A data shard in the txns set logically advances its upper each time a txn is committed, but the upper is not physically advanced unless that data shard was involved in the txn. This means that a shard_source (or any read) pointed at a data shard would appear to stall at the time of the most recent write. We fix this for shard_source by flowing its output through a new txns_progress dataflow operator, which ensures that the frontier/capability is advanced as the txns shard progresses, as long as the shard_source is up to date with the latest committed write to that data shard.

Example:

  • A data shard has most recently been written to at 3.
  • The txns shard’s upper is at 6.
  • We render a dataflow containing a shard_source with an as_of of 5.
  • A txn NOT involving the data shard is committed at 7.
  • A txn involving the data shard is committed at 9.

How it works:

  • The shard_source operator is rendered.
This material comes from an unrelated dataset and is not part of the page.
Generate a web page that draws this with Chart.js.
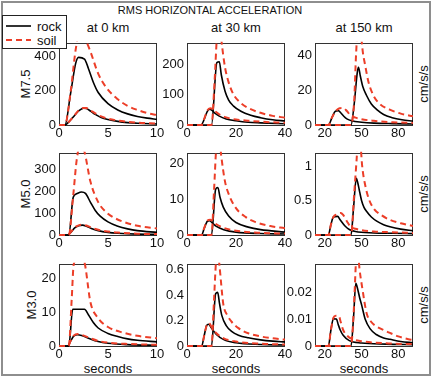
<!DOCTYPE html>
<html>
<head>
<meta charset="utf-8">
<script src="https://cdn.jsdelivr.net/npm/chart.js@4.4.1/dist/chart.umd.min.js"></script>
<style>
body{margin:0;width:434px;height:383px;background:#fff;position:relative;overflow:hidden;
  font-family:"Liberation Sans",Arial,Helvetica,sans-serif;color:#111}
.t{position:absolute;white-space:nowrap;transform:translate(-50%,-50%);font-size:13px;line-height:1}
.rot{transform:translate(-50%,-50%) rotate(-90deg)}
canvas{position:absolute}
#frame{position:absolute;left:1px;top:1px;width:430px;height:375px;box-sizing:border-box;border:2px solid #8e8e8e}
#legend{position:absolute;left:2px;top:15px;width:65px;height:34px;box-sizing:border-box;border:1px solid #222;background:#fff;z-index:5}
</style>
</head>
<body>
<div id="frame"></div>
<div class="t" style="left:210px;top:10px;font-size:11px">RMS HORIZONTAL ACCELERATION</div>
<div class="t" style="left:108px;top:27px">at 0 km</div>
<div class="t" style="left:236px;top:27px">at 30 km</div>
<div class="t" style="left:364px;top:27px">at 150 km</div>
<div class="t rot" style="left:25px;top:84px">M7.5</div>
<div class="t rot" style="left:25px;top:194px">M5.0</div>
<div class="t rot" style="left:31px;top:305px">M3.0</div>
<div class="t rot" style="left:423px;top:84px">cm/s/s</div>
<div class="t rot" style="left:423px;top:194px">cm/s/s</div>
<div class="t rot" style="left:423px;top:305px">cm/s/s</div>
<div class="t" style="left:108px;top:368px">seconds</div>
<div class="t" style="left:236px;top:368px">seconds</div>
<div class="t" style="left:364px;top:368px">seconds</div>
<div id="legend">
  <svg width="65" height="34" style="position:absolute;left:-1px;top:-1px">
    <line x1="4" y1="11" x2="29" y2="11" stroke="#000" stroke-width="1.6"/>
    <line x1="4" y1="25" x2="29" y2="25" stroke="rgb(236,62,40)" stroke-width="2" stroke-dasharray="6,4"/>
  </svg>
  <div class="t" style="left:34px;top:10px;transform:translate(0,-50%)">rock</div>
  <div class="t" style="left:34px;top:24px;transform:translate(0,-50%)">soil</div>
</div>
<script>
// values: [seconds, cm/s/s]
// M7.5
const m75_0km_rockS = [[0,0],[0.6,0],[1.2,190],[1.7,360],[2.0,395],[2.6,385],[3.0,330],[3.5,250],[4,190],[5,125],[6,88],[7,65],[8,50],[9,40],[10,33]];
const m75_0km_rockP = [[0,0],[0.6,0],[1.0,18],[1.5,50],[2.0,82],[2.5,98],[2.8,96],[3.2,82],[3.7,62],[4.3,44],[5,32],[6,21],[7,14],[8,10],[10,6]];
const m75_0km_soilS = [[0,0],[0.6,0],[1.2,200],[1.7,440],[2.2,560],[2.7,500],[3.2,430],[4,300],[4.8,220],[6,150],[7,112],[8,88],[9,70],[10,58]];
const m75_0km_soilP = [[0,0],[0.6,0],[1.0,18],[1.5,50],[2.0,84],[2.5,100],[2.8,99],[3.2,86],[3.7,68],[4.3,50],[5,37],[6,26],[7,19],[8,14],[10,9]];

const m75_30km_rockS = [[0,0],[10,0],[12.2,205],[13.2,208],[14,165],[15.5,112],[17,82],[19,62],[22,45],[26,32],[30,24],[35,17],[40,13]];
const m75_30km_rockP = [[0,0],[5.8,0],[7,18],[8.3,45],[9.3,52],[10.2,48],[11.5,38],[13,30],[16,20],[20,14],[25,9],[30,7],[40,4]];
const m75_30km_soilS = [[0,0],[10,0],[11.3,150],[12.3,300],[13.3,330],[14.3,260],[15.5,190],[17,140],[19,100],[22,72],[26,52],[30,40],[35,30],[40,24]];
const m75_30km_soilP = [[0,0],[5.8,0],[7,20],[8.3,48],[9.5,55],[10.5,52],[11.5,45],[13,36],[16,25],[20,18],[25,14],[30,11],[40,7]];

const m75_150km_rockS = [[12,0],[41.4,0],[44,12],[46.5,30],[47.5,33],[49,28],[51,22],[54,17],[58,12],[63,8.5],[68,6],[75,4.2],[83,3],[92,2.2]];
const m75_150km_rockP = [[12,0],[22.9,0],[26,4.5],[28.5,7.8],[31,8.2],[33,7],[35.5,5],[38,3.5],[42,2.4],[50,1.6],[60,1.1],[75,0.8],[92,0.6]];
const m75_150km_soilS = [[12,0],[41.4,0],[44,14],[45.5,40],[47.5,60],[49.5,52],[51,42],[53,34],[55.5,25],[59.6,17],[65,12],[73,8.8],[82,6.5],[92,5]];
const m75_150km_soilP = [[12,0],[22.9,0],[26,4.5],[29,8],[32,9.6],[35,9.8],[38,8],[41,5.5],[45,4.2],[50,3.3],[60,2.4],[75,1.6],[92,1.2]];

// M5.0
const m50_0km_rockS = [[0,0],[1.0,0],[1.45,172],[1.8,188],[2.3,196],[2.7,190],[3.2,150],[3.7,112],[4.2,86],[5,60],[6,40],[7,28],[8,20],[10,12]];
const m50_0km_rockP = [[0,0],[0.9,0],[1.2,12],[1.6,32],[2.0,42],[2.4,45],[2.8,40],[3.3,30],[4,20],[5,12],[6,8],[8,4],[10,3]];
const m50_0km_soilS = [[0,0],[1.0,0],[1.45,180],[1.8,340],[2.2,420],[2.6,380],[3.2,245],[4,150],[4.8,105],[5.5,82],[6.6,60],[8,42],[10,30]];
const m50_0km_soilP = [[0,0],[0.9,0],[1.2,13],[1.6,34],[2.0,44],[2.4,47],[2.8,43],[3.3,34],[4,24],[5,16],[6,11],[8,6],[10,4]];

const m50_30km_rockS = [[0,0],[10,0],[11.7,12.8],[12.6,13.3],[13.5,10.5],[14.8,7.8],[17,5.3],[20,3.5],[25,2.2],[30,1.5],[40,0.8]];
const m50_30km_rockP = [[0,0],[6,0],[7,1.8],[8.3,3.8],[9.3,4.0],[10.3,3.4],[12,2.4],[15,1.5],[20,0.8],[30,0.4],[40,0.3]];
const m50_30km_soilS = [[0,0],[10,0],[11,12],[12,25],[13,28],[14,22],[15.5,15],[17,11.5],[20,7.5],[24,5],[28,3.6],[34,2.5],[40,1.9]];
const m50_30km_soilP = [[0,0],[6,0],[7,1.9],[8.3,4.0],[9.5,4.3],[10.5,3.9],[12,3.0],[15,2.0],[20,1.2],[30,0.6],[40,0.4]];

const m50_150km_rockS = [[12,0],[41.4,0],[43.5,0.4],[45.7,0.82],[47,0.75],[48.5,0.62],[50,0.5],[52,0.4],[54.2,0.34],[58,0.26],[62.4,0.2],[68,0.15],[73.2,0.12],[82,0.085],[92,0.06]];
const m50_150km_rockP = [[12,0],[22.9,0],[25,0.15],[27,0.26],[30.5,0.27],[32.5,0.22],[36.5,0.13],[40,0.08],[45,0.05],[60,0.03],[75,0.025],[92,0.02]];
const m50_150km_soilS = [[12,0],[41.4,0],[44,0.6],[46,1.1],[47.5,1.5],[49,1.35],[50.5,1.0],[53,0.72],[56,0.52],[60,0.38],[66,0.29],[73,0.22],[82,0.17],[92,0.13]];
const m50_150km_soilP = [[12,0],[22.9,0],[25,0.15],[27,0.26],[30,0.30],[33,0.32],[35,0.29],[38,0.2],[41,0.12],[45,0.09],[60,0.05],[75,0.04],[92,0.03]];

// M3.0
const m30_0km_rockS = [[0,0],[1.0,0],[1.4,10.8],[2.6,10.8],[3.0,9.2],[3.5,6.9],[4,5.3],[5,3.7],[6,2.8],[7,2.1],[8,1.7],[10,1.2]];
const m30_0km_rockP = [[0,0],[0.9,0],[1.2,1.5],[1.5,2.9],[1.9,3.3],[2.3,3.1],[3,2.3],[4,1.3],[5,0.8],[7,0.4],[10,0.2]];
const m30_0km_soilS = [[0,0],[1.0,0],[1.3,14],[1.5,24],[2.0,26],[2.4,26],[2.65,24],[3.2,13],[4,8.2],[5,5.6],[6.6,3.9],[8,3],[10,2.3]];
const m30_0km_soilP = [[0,0],[0.9,0],[1.2,1.6],[1.5,3.0],[1.9,3.5],[2.3,3.3],[3,2.5],[4,1.5],[5,1.0],[7,0.6],[10,0.35]];

const m30_30km_rockS = [[0,0],[10,0],[11.7,0.41],[12.5,0.42],[13.3,0.33],[14.2,0.24],[16,0.16],[18.2,0.115],[21,0.085],[25,0.064],[30,0.048],[35,0.038],[40,0.032]];
const m30_30km_rockP = [[0,0],[6,0],[7,0.08],[8,0.16],[8.8,0.17],[10,0.14],[12,0.09],[15,0.05],[20,0.025],[30,0.012],[40,0.008]];
const m30_30km_soilS = [[0,0],[10,0],[11,0.35],[11.8,0.65],[12.5,0.75],[13.3,0.62],[14.8,0.33],[16.5,0.24],[18.2,0.19],[21,0.14],[25,0.10],[30,0.075],[35,0.06],[40,0.05]];
const m30_30km_soilP = [[0,0],[6,0],[7,0.08],[8,0.16],[9,0.18],[10,0.15],[12,0.1],[15,0.06],[20,0.035],[30,0.018],[40,0.012]];

const m30_150km_rockS = [[12,0],[41.4,0],[43.5,0.011],[45.3,0.0235],[47,0.021],[48.5,0.018],[50.1,0.0153],[53,0.01],[56.9,0.0065],[62,0.0043],[68,0.003],[73.2,0.0025],[82,0.0017],[92,0.0012]];
const m30_150km_rockP = [[12,0],[22.9,0],[25,0.006],[27,0.0102],[29.5,0.0101],[31,0.008],[32.5,0.0061],[35,0.004],[40,0.002],[50,0.0011],[70,0.0007],[92,0.0005]];
const m30_150km_soilS = [[12,0],[41.4,0],[43.5,0.012],[44.5,0.022],[45.5,0.032],[47,0.035],[48.3,0.029],[50.5,0.022],[54.2,0.0122],[58,0.009],[62.4,0.0073],[68,0.006],[73.2,0.0049],[80,0.0036],[86.8,0.0027],[92,0.0022]];
const m30_150km_soilP = [[12,0],[22.9,0],[25,0.006],[27,0.0105],[29,0.0113],[31.5,0.0112],[33,0.009],[35,0.006],[38,0.004],[43,0.0025],[50,0.0018],[70,0.001],[92,0.0007]];

// axes
const xRange = [[0, 10], [0, 40], [12, 92]];
const xTicks = [[0, 5, 10], [0, 20, 40], [20, 50, 80]];
const yMax = [[480, 270, 47], [375, 23, 1.19], [24.2, 0.644, 0.0308]];
const yTicks = [
  [[0, 200, 400], [0, 100, 200], [0, 20, 40]],
  [[0, 100, 200, 300], [0, 10, 20], [0, 0.5, 1]],
  [[0, 10, 20], [0, 0.2, 0.4, 0.6], [0, 0.01, 0.02]]
];
const series = [
  [[m75_0km_rockS, m75_0km_rockP, m75_0km_soilS, m75_0km_soilP],
   [m75_30km_rockS, m75_30km_rockP, m75_30km_soilS, m75_30km_soilP],
   [m75_150km_rockS, m75_150km_rockP, m75_150km_soilS, m75_150km_soilP]],
  [[m50_0km_rockS, m50_0km_rockP, m50_0km_soilS, m50_0km_soilP],
   [m50_30km_rockS, m50_30km_rockP, m50_30km_soilS, m50_30km_soilP],
   [m50_150km_rockS, m50_150km_rockP, m50_150km_soilS, m50_150km_soilP]],
  [[m30_0km_rockS, m30_0km_rockP, m30_0km_soilS, m30_0km_soilP],
   [m30_30km_rockS, m30_30km_rockP, m30_30km_soilS, m30_30km_soilP],
   [m30_150km_rockS, m30_150km_rockP, m30_150km_soilS, m30_150km_soilP]]
];

const colLeft = [59, 187, 315];
const rowTop = [42, 152, 263];
const PW = 98, PH = 83, YW = 44, TP = 10, RP = 14, XH = 20;
const RED = 'rgb(236,62,40)';

Chart.defaults.font.family = '"Liberation Sans", Arial, Helvetica, sans-serif';
Chart.defaults.color = '#111';

const boxPlugin = {
  id: 'box',
  beforeDatasetsDraw(chart) {
    const a = chart.chartArea, c = chart.ctx;
    c.save();
    c.strokeStyle = '#333';
    c.lineWidth = 1;
    c.strokeRect(Math.round(a.left) + 0.5, Math.round(a.top) + 0.5,
      Math.round(a.right - a.left) - 1, Math.round(a.bottom - a.top));
    c.restore();
  }
};

function lineSet(d, soil) {
  return {
    data: d,
    borderColor: soil ? RED : '#000',
    borderWidth: soil ? 2 : 1.6,
    borderDash: soil ? [6, 4] : [],
    pointRadius: 0,
    fill: false,
    cubicInterpolationMode: 'monotone',
    clip: {left: 0, right: 0, top: 1, bottom: 1}
  };
}

function drawPanel(r, c) {
  const cv = document.createElement('canvas');
  cv.width = YW + PW + RP;
  cv.height = TP + PH + XH;
  cv.style.left = (colLeft[c] - YW) + 'px';
  cv.style.top = (rowTop[r] - TP) + 'px';
  document.body.appendChild(cv);
  const s = series[r][c];
  const xt = xTicks[c], yt = yTicks[r][c];
  new Chart(cv, {
    type: 'line',
    data: {datasets: [lineSet(s[2], true), lineSet(s[3], true), lineSet(s[0], false), lineSet(s[1], false)]},
    options: {
      responsive: false,
      animation: false,
      layout: {padding: {top: TP, right: RP, left: 0, bottom: 0}},
      plugins: {legend: {display: false}, tooltip: {enabled: false}},
      scales: {
        x: {
          type: 'linear', min: xRange[c][0], max: xRange[c][1],
          afterBuildTicks: sc => { sc.ticks = xt.map(v => ({value: v})); },
          afterFit: sc => { sc.height = XH; },
          grid: {display: false, drawTicks: false},
          border: {display: false},
          ticks: {autoSkip: false, maxRotation: 0, padding: 1, font: {size: 13}, callback: v => String(v)}
        },
        y: {
          type: 'linear', min: 0, max: yMax[r][c],
          afterBuildTicks: sc => { sc.ticks = yt.map(v => ({value: v})); },
          afterFit: sc => { sc.width = YW; },
          grid: {display: false, drawTicks: false},
          border: {display: false},
          ticks: {autoSkip: false, padding: 3, font: {size: 13}, callback: v => String(v)}
        }
      }
    },
    plugins: [boxPlugin]
  });
}

for (let r = 0; r < 3; r++) {
  for (let c = 0; c < 3; c++) drawPanel(r, c);
}
</script>
</body>
</html>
Its single output is hooked up as a disconnected input to txns_progress. The txns_progress single output is a stream of the same type, which is used by downstream operators. This txns_progress operator is targeted at one data_shard; rendering a shard_source for a second data shard requires a second txns_progress operator.
  • The shard_source operator emits data through 3 and advances the frontier.
  • The txns_progress operator passes through these writes and frontier advancements unchanged. (Recall that it’s always correct to read a data shard “normally”, it just might stall.) Because the txns_progress operator knows there are no writes in [3,5], it then downgrades its own capability past 5 (to 6). Because the input is disconnected, this means the overall frontier of the output is downgraded to 6.
  • The txns_progress operator learns about the write at 7 (the upper is now 8). Because it knows that the data shard was not involved in this, it’s free to downgrade its capability to 8.
  • The txns_progress operator learns about the write at 9 (the upper is now 10). It knows that the data shard WAS involved in this, so it forwards on data from its input until the input has progressed to 10, at which point it can itself downgrade to 10.